Tuesday, April 21, 2009

The Bread and the Blood

I had an interesting reflection last Sunday. I don't want to call it a revelation, as it wasn't that strong or clear. More of just a thought or reflection. Maybe I'm off track, or maybe I just wasn't hearing God's voice that clearly...

Anyway, we had our 5 year anniversary at Solid Rock Easter weekend and last Sunday was kind of a family chat going over the direction the church is heading. We then went into Heb 12:1 and Matt 18:1. Afterwards, we took communion as usual.
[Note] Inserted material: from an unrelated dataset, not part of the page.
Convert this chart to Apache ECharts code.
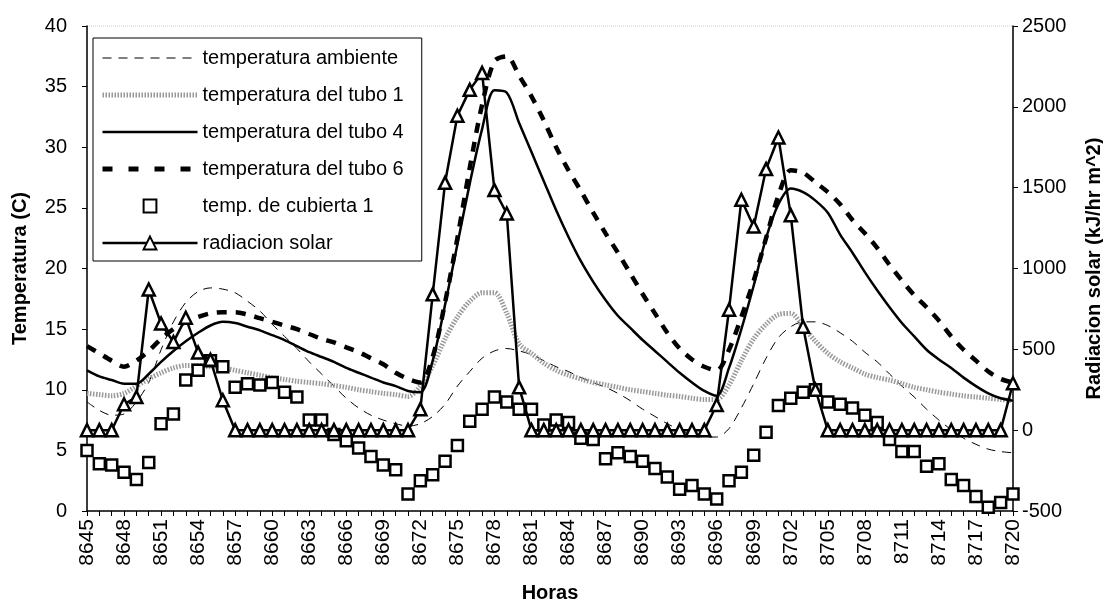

At Solid Rock communion is a little different. While the worship band plays, everyone goes up to the tables as they choose and goes back and has communion by themselves. It is a personal time with God as opposed to a corporate thing as with every other church I've been a part of. Personally, I like it. The lights are down low and there is ample time to get right with God.

As I was sitting there reflecting on the message and praying, I sensed that God was moving me away from the usual focus of the Bread as Christ's flesh and the Juice as Christ's blood. Not to start heresy, as I firmly believe that the bread does symbolize Christ's body and the juice (wine) the remembrance of Christ's sacrifice for us. The washing away of our sin by His blood. But I felt that He was opening my mind to a more personal and practical application of that truth.

In 1 Corinth 10:16, Paul refers to the communion as the fellowship of the body and blood of Christ. Later in 1 Corinth 12:27 he refers to us as Christ's body, with each of us having a part.

God took me to a place on Sunday where I took my focus solely of Christ's body and saw what he was doing through His Church. Again, this isn't taking anything away from my devotion to Christ, but a recognition of His work through the body of believers. It is Christ who came to teach us how to live a life acceptable to God, and it is us who are walking that life out. Christ ministers to other's through us. Christ ministers to us through others. Not only are we a part of the body of Christ, but we need the rest of the body to be complete.

Where I had a problem with this reflection was with the blood. There is no way that we, a broken and sinful people could ever wash away the sin of others. It is Christ's sacrifice alone that allows us into the presence of God. His one-time sacrifice was sufficient for all. Christ's sacrifice has ushered in a new covenant between God and the follower's of Christ.

But there is still a part for the church to play in the blood and this new covenant. Yes, communion is in remembrance of his sacrifice and the washing away of our sin, but it also is a reminder for us that we are to help administer that forgiveness to others. While we can't wash away any one's sins, we don't have to hold their sins against them. We are to help the lost understand what Christ has done and prayerfully lead them into a saving relationship with Christ. We are to come alongside struggling Christians and help them walk through the issues that they are struggling with and administer His healing balm.

Just as Christ loves us we are to love others. If God has forgiven a sinner, who are we to hold their sin against them.

The next time you take communion, after a time of personal reflection, take your eyes off yourself and look at the big picture. Look around you at the Body of Christ and ask God what He is doing and what part you are to play in it. Where are you to spread a little of that precious blood?